For the past year and a half I’ve been batch contributing listings for one-time events such as lectures, screenings, and workshops to Happenstand.com. These events are compiled at the outset of each season for the Pickpocket Almanack’s master calendar, the jumping off point for the 5 faculty who select events from across the Bay Area to construct courses. In the process I became curious about some of the statistics that might be available through mining the Happenstand database, the best visual arts calendar in the Bay Area.
In conversation with Lucas Shuman, who built and maintains Happenstand, we produced the following data visualizations to consider what days of the week are the most populated by art events. We thought this information might be useful, even valuable, to those individuals at institutions programming and scheduling upcoming events.
Because the Pickpocket Almanack events are flagged in the database, we can separate out one-time events from other events which mark a beginning, the opening night of an exhibition for example. It’s not a perfect separation between the two pools of data, however, because some one-time events appear in rest of the Happenstand database (we don’t know how many) and are never flagged for Pickpocket Almanack. This first set of graphs are just the Pickpocket Almanack one-time events.
Reading these graphs it’s clear that Thursday is the most popular evening for one-time-only events. The sample size, for roughly a year and a half of activity, is about 300 events. These are primarily only the events that are scheduled well in advance of their happening, through websites and institutional calendars etc. This information doesn’t necessarily help one decide to program on Thursday night or not, but it does let one know that there will be some competition on Thursdays. One might also read these graphs as evidence that there’s a larger available audience for these kinds of events on Thursdays, when compared to the already over-programmed Fridays or Saturdays (see below), which are typical “nights-out” for 5-day-work-week Americans.
Because Happenstand has steadily gained popularity over time, comparing the overall database between years is tricky. For example, looking at all the entries for each year shows a steady increase from 2008 (990 events) to 2009 (1461 events) to 2010 (1940 events). One might read this increase as a growth of arts activity in the Bay Area, but it’s more likely the increased use and visibility of Happenstand itself (which appeared on the web in January 2008). It’s startling to acknowledge that Happenstand has just a percentage, however large, of the overall events in the Bay Area. If we assume that the most recent number is the most accurate, we might say there are approximately 2,000 events a year, which means there are approximately 5.5 events every day of the year, or about 38 a week. Realizing that this activity isn’t evenly distributed throughout the year, we were also curious about the most active months, shown in the last graph below.

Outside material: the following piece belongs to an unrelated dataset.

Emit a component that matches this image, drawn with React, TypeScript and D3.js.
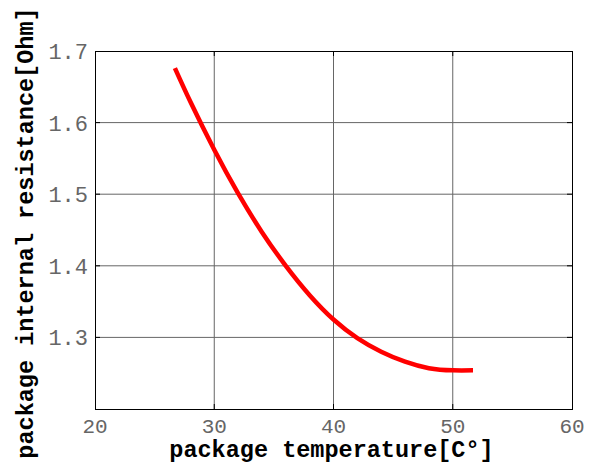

For exhibition openings, the weekly layout is much as we had expected: most of the activity falls on Fridays and Saturdays, with Thursdays a close third. Looking to the monthly chart, It seems the primary seasons for visual culture in the Bay Area are spring — February, March, April, May — and fall — September, October, November. January, August, and December are the least programmed months (in almost equal measure), and we might therefore suppose that it’s a result of, or in response to, a smaller audience. The summer months of June and July, which are considered dead-time in much of the art world, are quite active in the Bay Area. Looking from year to year, it appears these trends are quite consistent, almost stable. I was curious about the busiest day of the year, and it turns out that November 5th was the busiest day in 2010 and 2009, with 23 and 20 events respectively. This date falls right at the end of the October, the most programmed month by far in the Bay Area.